His work ranges from architectural videomapping to immersive performances and audiovisual installations.
In 2018, he co-founded High Files, a studio specializing in visual design for musical and theatrical shows, videomapping, and immersive museum experiences.
His video installations and performances have been presented at international events and venues including Mutek.Japan, Outline Festival, W1 Gallery London, Aiff Venice Film Festival, Constellation de Metz, Nextones, Seeyousound, and Bright Leipzig.


Hortus Occultum

Hortus Occultum is a living archive of impossible botanicals — a secret garden where the plants of dreams and myths recombine into a new visual language.
Whispering mandrakes, dark roses, translucent ferns, light thistles, shimmering fungi, and obsidian trees populate an ecosystem born more from collective imagination than from soil.

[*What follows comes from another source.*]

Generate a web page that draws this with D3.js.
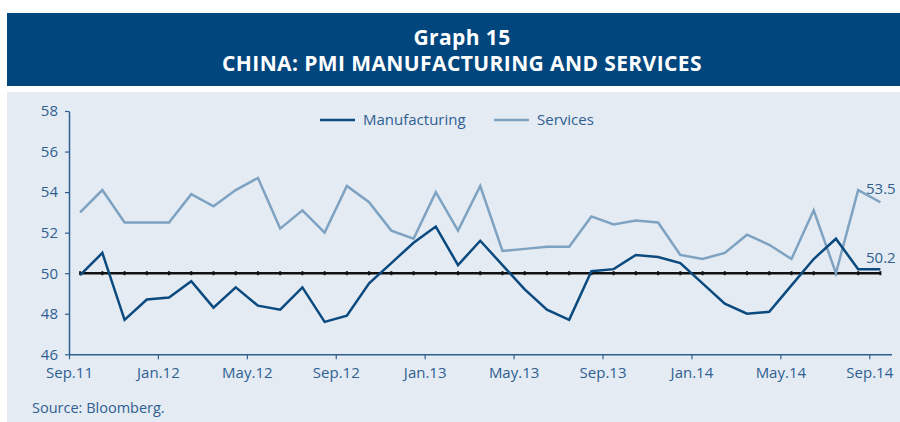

The project draws inspiration from the great codes of fantastic botany — from Ernst Haeckel’s Kunstformen der Natur to the Voynich Manuscript and Luigi Serafini’s Codex Seraphinianus — as well as from literature where imaginary plants reflect the human psyche.
Built upon this foundation, the artist trained AI models to generate new botanical forms born from digital pigments and visual memories of ancient herbariums.
Using object tracking algorithms, these synthetic plants breathe, grow, and drift in time.
The result is a nature generated from data and thought — an experiment in human–machine co-creation, translating ancient alchemical tables into the digital code of our era.